§ **Information supplied**:
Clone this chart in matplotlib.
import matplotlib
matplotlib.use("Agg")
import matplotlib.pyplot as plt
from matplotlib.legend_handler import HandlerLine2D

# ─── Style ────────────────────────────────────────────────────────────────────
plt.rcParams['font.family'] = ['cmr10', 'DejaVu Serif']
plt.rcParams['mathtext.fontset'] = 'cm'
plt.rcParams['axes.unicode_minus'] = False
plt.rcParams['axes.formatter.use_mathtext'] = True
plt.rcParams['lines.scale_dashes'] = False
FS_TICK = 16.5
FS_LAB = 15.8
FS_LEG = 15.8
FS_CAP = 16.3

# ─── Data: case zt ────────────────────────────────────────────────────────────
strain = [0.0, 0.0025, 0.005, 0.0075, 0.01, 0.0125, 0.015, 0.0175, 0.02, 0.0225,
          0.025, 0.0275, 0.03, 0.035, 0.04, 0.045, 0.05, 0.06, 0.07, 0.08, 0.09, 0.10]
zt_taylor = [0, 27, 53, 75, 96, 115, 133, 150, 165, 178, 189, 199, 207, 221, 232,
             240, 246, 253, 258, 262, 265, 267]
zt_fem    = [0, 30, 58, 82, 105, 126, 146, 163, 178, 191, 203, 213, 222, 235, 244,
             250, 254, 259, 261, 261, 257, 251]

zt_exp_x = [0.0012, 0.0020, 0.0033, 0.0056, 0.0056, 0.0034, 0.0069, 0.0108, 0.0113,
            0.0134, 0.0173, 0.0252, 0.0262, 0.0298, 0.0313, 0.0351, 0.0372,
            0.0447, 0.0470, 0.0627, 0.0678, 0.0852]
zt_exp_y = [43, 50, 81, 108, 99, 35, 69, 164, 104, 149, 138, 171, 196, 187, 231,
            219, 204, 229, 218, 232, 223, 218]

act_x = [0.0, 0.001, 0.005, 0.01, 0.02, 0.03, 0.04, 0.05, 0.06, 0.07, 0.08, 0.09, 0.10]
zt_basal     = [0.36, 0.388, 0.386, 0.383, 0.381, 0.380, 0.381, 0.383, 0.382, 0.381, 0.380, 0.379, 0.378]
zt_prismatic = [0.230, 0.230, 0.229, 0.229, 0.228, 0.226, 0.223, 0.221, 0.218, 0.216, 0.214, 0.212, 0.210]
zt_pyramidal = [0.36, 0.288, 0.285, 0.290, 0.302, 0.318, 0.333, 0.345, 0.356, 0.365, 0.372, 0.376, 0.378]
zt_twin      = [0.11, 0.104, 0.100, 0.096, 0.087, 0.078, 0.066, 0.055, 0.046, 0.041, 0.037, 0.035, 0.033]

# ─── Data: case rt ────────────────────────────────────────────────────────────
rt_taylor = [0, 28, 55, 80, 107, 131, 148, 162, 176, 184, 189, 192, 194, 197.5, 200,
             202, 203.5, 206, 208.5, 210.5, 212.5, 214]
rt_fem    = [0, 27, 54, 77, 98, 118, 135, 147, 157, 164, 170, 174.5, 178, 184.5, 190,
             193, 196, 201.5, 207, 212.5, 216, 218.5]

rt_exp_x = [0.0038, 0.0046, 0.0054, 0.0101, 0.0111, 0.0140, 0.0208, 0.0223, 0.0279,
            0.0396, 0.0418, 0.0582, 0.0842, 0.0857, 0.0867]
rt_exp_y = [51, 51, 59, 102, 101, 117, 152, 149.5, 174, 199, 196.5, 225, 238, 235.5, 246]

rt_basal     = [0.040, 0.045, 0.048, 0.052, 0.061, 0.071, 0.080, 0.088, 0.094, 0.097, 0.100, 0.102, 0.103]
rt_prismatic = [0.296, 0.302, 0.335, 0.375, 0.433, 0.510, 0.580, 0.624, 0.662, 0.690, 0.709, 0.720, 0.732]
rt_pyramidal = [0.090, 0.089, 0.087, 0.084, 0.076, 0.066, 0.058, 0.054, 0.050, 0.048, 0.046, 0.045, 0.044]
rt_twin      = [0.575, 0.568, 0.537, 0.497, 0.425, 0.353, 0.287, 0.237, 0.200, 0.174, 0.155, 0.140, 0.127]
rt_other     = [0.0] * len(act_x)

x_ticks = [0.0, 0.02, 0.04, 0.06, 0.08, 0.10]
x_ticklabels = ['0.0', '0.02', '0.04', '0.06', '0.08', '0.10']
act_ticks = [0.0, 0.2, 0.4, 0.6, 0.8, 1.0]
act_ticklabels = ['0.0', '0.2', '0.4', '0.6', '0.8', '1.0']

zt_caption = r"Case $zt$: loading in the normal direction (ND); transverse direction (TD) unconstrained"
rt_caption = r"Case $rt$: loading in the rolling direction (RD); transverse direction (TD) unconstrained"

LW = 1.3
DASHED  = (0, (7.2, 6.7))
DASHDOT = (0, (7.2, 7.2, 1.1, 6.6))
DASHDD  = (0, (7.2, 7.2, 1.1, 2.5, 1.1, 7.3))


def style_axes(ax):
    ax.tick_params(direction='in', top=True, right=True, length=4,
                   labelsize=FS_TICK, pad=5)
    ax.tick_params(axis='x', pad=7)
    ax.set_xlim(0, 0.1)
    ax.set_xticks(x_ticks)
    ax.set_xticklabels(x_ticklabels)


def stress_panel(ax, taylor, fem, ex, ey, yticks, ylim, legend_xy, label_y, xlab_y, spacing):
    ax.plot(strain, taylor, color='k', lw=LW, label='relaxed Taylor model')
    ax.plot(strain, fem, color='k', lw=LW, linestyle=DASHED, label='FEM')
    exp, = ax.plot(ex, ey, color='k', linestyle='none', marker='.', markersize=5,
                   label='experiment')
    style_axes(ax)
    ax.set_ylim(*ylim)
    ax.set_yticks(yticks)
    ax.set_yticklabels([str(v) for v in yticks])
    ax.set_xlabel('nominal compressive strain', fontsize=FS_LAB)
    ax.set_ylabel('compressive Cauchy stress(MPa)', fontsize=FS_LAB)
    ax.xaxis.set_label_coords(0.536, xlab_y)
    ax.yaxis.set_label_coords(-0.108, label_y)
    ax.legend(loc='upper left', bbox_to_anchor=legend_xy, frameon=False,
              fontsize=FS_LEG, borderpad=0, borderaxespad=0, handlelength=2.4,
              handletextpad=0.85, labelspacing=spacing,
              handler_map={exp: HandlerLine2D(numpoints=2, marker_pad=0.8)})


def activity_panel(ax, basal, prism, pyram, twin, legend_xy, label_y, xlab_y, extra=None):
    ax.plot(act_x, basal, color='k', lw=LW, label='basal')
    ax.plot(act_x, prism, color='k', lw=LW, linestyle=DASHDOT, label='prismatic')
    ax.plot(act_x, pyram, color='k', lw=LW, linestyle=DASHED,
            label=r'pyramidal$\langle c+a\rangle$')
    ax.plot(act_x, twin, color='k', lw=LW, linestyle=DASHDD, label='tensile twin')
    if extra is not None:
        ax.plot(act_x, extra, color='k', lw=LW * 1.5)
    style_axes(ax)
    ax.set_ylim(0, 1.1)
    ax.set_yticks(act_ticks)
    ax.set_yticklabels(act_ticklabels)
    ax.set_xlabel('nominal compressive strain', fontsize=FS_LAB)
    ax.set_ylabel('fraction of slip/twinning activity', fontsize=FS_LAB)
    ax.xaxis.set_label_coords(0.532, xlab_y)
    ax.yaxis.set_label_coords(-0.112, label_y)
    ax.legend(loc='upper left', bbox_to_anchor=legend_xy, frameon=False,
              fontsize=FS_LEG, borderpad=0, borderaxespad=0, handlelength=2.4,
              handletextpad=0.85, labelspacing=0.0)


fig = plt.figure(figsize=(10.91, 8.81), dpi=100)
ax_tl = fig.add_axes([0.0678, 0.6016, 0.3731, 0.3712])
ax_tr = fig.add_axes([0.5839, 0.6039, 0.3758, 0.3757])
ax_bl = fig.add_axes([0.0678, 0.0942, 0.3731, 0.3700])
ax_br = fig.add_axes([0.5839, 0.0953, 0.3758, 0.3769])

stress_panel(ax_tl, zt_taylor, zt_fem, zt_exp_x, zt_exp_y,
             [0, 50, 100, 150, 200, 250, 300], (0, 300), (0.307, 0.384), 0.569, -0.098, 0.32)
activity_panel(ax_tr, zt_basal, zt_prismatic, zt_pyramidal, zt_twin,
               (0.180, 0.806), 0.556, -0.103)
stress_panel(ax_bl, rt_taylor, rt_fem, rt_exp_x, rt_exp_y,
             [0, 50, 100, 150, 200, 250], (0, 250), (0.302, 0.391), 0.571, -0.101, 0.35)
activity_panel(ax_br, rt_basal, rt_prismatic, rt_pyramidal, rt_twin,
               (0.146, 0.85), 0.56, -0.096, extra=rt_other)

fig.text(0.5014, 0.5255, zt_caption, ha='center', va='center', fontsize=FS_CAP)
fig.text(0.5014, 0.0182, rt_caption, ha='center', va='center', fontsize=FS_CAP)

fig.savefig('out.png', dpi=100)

§ **Work to do**: Reproduce exactly, please, only the lines from the start of the data above to the line that contains "from matplotlib.legend_handler import", with both ends kept.

§ **Result below**:
Clone this chart in matplotlib.
import matplotlib
matplotlib.use("Agg")
import matplotlib.pyplot as plt
from matplotlib.legend_handler import HandlerLine2D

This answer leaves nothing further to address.